▸ **Data lines**:
--- START ---

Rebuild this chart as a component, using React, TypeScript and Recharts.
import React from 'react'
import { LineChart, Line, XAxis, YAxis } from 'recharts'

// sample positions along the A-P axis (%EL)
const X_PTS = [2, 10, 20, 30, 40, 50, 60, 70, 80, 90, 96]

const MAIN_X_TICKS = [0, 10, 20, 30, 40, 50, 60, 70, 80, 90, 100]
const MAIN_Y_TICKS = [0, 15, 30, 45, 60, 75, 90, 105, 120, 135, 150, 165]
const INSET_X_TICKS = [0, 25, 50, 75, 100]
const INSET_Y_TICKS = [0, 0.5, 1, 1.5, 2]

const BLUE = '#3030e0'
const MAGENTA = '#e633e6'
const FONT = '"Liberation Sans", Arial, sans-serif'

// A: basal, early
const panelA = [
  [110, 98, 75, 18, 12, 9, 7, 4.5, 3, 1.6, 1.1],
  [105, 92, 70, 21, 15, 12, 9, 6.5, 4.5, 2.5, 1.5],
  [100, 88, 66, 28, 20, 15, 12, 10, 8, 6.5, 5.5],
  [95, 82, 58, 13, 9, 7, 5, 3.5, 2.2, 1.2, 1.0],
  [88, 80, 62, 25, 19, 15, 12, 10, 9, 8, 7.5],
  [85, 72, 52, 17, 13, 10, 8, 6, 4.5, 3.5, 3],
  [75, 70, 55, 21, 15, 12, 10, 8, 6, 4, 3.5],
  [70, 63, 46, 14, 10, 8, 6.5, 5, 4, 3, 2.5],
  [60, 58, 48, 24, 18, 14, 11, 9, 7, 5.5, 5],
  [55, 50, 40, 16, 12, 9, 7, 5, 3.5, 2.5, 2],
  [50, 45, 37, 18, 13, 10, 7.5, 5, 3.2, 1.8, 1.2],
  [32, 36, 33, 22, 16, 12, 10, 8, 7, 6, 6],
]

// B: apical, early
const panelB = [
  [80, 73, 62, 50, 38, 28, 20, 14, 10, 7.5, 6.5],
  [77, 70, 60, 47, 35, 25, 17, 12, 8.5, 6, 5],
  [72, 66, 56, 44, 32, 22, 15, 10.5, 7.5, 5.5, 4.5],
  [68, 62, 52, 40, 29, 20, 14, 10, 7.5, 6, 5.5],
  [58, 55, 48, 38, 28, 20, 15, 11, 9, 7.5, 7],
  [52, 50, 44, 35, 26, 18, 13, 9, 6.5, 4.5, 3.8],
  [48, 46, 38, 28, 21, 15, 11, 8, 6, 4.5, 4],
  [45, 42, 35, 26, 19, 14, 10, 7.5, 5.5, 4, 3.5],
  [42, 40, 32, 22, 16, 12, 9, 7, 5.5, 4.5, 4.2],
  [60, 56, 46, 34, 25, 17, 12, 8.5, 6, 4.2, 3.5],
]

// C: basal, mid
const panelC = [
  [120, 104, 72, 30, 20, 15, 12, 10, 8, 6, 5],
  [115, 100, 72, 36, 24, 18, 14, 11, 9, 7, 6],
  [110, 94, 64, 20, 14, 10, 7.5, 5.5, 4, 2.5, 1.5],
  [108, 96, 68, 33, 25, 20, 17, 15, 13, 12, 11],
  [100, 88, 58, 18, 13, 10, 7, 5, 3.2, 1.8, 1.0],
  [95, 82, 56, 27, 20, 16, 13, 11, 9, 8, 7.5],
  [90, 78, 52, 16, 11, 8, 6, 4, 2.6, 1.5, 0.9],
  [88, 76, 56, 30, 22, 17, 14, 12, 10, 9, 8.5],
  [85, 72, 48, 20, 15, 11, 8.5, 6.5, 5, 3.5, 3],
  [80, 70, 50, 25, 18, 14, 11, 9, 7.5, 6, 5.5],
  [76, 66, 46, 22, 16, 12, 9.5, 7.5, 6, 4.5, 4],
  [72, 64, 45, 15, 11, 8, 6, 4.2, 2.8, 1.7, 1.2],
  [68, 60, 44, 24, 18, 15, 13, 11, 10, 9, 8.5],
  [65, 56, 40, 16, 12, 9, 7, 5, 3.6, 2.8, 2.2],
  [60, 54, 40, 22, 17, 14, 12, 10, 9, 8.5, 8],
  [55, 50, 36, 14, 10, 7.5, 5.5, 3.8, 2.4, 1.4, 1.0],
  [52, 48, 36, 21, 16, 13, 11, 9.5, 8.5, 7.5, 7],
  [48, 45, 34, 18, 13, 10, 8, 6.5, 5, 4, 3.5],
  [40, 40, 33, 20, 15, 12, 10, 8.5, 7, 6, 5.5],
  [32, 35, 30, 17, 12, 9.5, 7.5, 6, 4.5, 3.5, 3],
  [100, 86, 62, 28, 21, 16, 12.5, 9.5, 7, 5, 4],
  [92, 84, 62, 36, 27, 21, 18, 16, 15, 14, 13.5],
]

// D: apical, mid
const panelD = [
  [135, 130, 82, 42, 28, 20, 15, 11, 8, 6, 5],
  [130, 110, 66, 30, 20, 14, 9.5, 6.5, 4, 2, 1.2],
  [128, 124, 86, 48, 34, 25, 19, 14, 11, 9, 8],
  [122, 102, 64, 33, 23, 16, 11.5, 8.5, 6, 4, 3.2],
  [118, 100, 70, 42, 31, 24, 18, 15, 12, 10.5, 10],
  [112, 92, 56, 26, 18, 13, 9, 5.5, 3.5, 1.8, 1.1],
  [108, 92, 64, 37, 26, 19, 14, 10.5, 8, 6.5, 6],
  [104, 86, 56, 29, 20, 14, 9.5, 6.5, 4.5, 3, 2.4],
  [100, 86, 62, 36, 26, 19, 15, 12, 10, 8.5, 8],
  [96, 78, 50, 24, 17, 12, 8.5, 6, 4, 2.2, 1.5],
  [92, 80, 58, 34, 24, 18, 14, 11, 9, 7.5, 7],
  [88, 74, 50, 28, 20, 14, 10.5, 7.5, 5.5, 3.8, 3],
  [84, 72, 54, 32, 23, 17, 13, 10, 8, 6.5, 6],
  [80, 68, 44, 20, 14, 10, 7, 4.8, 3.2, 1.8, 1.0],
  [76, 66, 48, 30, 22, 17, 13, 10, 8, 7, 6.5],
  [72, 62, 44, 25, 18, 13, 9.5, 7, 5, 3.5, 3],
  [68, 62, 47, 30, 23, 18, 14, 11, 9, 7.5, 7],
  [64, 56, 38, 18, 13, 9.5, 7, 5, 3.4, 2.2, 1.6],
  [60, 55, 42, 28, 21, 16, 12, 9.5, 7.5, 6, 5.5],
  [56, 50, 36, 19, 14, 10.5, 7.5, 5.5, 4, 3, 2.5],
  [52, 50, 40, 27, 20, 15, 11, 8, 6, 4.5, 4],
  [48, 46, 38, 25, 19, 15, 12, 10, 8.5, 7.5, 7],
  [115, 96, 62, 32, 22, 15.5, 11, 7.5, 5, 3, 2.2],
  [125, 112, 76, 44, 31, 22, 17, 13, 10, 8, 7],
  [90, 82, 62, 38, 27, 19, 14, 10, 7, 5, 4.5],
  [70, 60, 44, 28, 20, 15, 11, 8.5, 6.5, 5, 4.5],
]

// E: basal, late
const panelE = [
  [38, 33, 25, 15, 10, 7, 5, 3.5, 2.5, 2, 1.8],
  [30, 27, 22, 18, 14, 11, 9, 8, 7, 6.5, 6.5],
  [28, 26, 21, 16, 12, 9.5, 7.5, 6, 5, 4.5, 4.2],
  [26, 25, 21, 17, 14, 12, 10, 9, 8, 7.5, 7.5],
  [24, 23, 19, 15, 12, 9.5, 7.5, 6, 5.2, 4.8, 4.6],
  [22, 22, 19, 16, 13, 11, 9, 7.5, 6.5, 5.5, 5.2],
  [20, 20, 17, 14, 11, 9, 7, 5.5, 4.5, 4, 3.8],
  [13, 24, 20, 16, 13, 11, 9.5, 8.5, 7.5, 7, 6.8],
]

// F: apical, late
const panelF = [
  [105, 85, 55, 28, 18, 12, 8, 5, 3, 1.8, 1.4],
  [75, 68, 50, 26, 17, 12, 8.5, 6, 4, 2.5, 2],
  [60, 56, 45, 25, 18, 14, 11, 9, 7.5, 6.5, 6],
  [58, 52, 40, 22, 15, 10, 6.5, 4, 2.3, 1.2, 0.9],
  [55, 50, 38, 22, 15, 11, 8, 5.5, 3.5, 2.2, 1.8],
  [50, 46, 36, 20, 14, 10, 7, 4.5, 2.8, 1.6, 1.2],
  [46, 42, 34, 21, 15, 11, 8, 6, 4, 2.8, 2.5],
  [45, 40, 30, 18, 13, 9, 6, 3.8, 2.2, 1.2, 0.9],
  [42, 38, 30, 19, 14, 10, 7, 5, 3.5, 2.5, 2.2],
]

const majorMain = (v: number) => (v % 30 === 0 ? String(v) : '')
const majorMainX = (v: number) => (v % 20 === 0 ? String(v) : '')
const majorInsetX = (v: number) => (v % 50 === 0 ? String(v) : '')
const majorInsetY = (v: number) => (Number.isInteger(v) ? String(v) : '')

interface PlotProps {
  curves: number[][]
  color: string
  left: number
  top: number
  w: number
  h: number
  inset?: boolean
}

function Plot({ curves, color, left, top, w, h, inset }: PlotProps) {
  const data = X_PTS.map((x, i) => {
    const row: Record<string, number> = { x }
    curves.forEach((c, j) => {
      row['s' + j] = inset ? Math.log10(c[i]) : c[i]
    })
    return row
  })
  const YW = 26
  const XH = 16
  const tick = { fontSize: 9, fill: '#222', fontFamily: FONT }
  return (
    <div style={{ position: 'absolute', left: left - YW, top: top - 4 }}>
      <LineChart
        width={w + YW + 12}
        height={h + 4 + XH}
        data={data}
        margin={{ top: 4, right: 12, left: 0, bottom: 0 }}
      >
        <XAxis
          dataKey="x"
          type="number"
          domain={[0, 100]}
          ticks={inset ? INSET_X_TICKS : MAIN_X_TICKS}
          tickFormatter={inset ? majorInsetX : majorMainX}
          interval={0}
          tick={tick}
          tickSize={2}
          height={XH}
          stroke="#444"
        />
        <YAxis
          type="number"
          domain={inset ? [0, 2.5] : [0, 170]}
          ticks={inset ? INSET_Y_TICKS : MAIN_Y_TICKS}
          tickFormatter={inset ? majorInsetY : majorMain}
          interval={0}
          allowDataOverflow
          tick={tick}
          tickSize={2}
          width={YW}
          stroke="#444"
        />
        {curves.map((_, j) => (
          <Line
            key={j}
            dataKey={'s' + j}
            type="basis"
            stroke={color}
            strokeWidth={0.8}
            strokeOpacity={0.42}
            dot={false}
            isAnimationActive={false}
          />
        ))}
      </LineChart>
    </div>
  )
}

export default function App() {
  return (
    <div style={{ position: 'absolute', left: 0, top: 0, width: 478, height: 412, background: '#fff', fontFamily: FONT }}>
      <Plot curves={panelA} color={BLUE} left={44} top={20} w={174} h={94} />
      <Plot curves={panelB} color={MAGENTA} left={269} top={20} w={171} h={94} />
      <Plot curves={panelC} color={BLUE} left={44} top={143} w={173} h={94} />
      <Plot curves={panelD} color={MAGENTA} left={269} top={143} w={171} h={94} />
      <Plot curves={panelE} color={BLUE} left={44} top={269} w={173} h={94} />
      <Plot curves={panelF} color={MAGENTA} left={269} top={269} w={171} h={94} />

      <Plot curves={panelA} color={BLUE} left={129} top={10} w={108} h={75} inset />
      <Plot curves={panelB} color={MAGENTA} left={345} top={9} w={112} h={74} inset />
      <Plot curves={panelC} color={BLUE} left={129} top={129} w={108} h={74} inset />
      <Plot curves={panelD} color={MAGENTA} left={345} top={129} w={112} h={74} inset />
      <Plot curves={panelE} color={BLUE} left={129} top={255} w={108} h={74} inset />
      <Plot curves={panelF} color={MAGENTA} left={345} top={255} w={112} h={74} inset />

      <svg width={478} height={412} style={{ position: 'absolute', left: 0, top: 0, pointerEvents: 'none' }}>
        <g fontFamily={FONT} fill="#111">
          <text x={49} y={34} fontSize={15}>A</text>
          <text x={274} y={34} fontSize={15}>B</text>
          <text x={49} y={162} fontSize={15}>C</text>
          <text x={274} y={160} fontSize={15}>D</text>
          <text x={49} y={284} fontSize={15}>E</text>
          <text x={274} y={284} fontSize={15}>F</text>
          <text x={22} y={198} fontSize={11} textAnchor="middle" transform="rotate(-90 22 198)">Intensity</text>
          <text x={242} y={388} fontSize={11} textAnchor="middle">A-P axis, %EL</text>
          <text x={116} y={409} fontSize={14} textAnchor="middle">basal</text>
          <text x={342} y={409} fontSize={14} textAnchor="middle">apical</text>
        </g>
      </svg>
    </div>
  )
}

--- END ---

Choose all lines containing the string "React" and copy them out.

Rebuild this chart as a component, using React, TypeScript and Recharts.
import React from 'react'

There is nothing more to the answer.